Would He, Though?



You hear it a lot today. Ronald Reagan would be ashamed of today's Republican Party (I refuse to call them "GOP," as there is nothing Grand about them, and the Democratic party is Older). Today's party would have no use for Ronald Reagan, they say. Mainly because Reagan called the Soviet Union the Evil Empire, and today's Trumpians tout Vladimir Putin, former KGB agent, as a good example of a strong leader who has no time for "wokeness."

This is an argument that misses A LOT of nuance -- today's Republicans still hate "Commies," but only see them in China; Putin, by pretending to nominally be a Christian, doesn't check off that box any more in their minds. But let's focus on Ronnie.

Reagan, so the popular conservative mythmaking goes, built up our nuclear arsenal so terrifyingly, while augmenting it with space lasers, that he stared down the big evil Soviets so badly that they tore down the Berlin wall on his command and disbanded their country. More or less.

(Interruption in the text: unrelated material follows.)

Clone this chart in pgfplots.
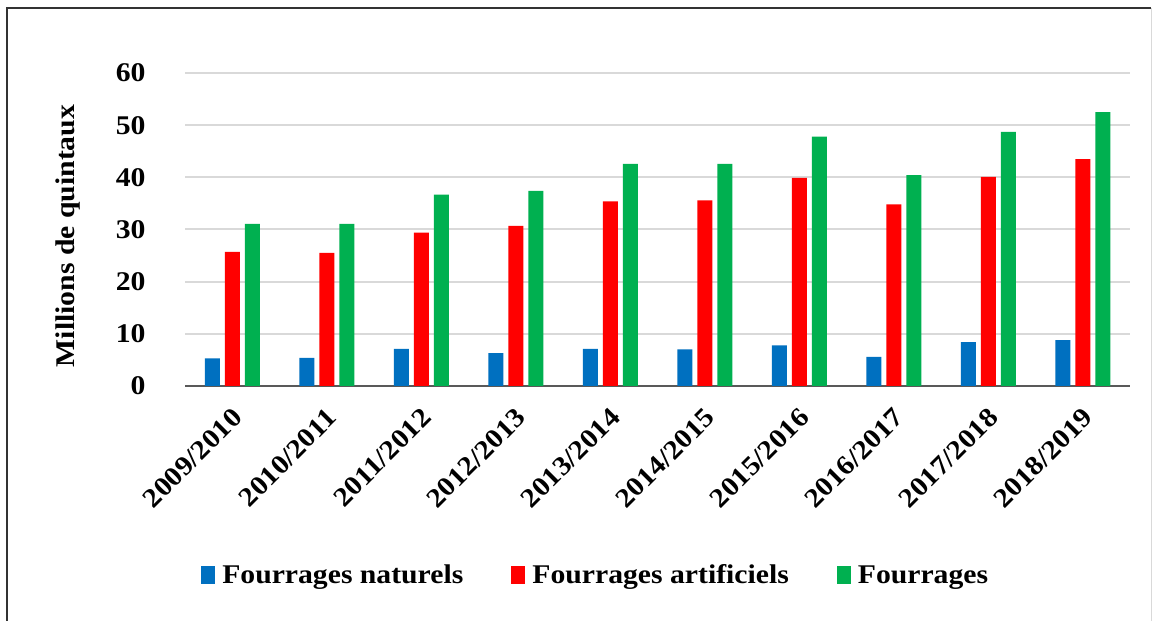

But Reagan was just saying the same things as every Republican at the time. He said them better, because he was an actor who had great timing and could deliver a line. The reason he was so beloved by the party intelligentsia is that he could sell every cruel, unpopular idea to the masses as kindly, grandfatherly patriotism that not-coincidentally sucked all the money upwards to the top guys. The vast majority of folks who vote Republicans are not policy wonks, and that's what the party is finding out now, as it splits between the populists who just want to hear that they're the good guys and everyone else is the bad guys, and those who read the Federalist papers and Locke and Friedman for recreation.

Reagan appealed to both at once, as well as to those who believe war is best avoided by being the strongest, scariest, most belligerent player in the block. But his role was to speak those things at that time. Had his role been to say other things, would he not have said them? I suggest to you that indeed, he'd have said whatever the party wanted.

The only time he really went off-script, it seems to me, based on my recollections and readings since was when, after Operation Able Archer and The Day After on TV, it suddenly occurred to him that the Soviets might think we would nuclear-attack them first, something he hadn't considered before. Upon being told by Thatcher that Gorbachev was someone we could do business with, he started seriously talking to him about abolishing all nuclear weapons forever. I know right-wingers think that was a clever bluff, and Gorbachev only promised that because he was terrified of SDI, but I don't buy that. Both, at the end of their tenure, saw a real chance to put the Cold War behind us. One we've sadly squandered, though I mostly blame Putin for that, and Clinton/W to a lesser degree.

If Reagan were around today, he would not only remember his own commandment not to speak ill of a fellow Republican, but he'd still say whatever the party told him to say, I think. That's the main difference between him and Trump, who takes few cues from anybody. It's the difference between a company man and a narcissist. Maybe a much younger Reagan would pull what he did with the Democrats, and say "the party left me." But Old Man Reagan? He knew how to read the script. And I'd bet he still would.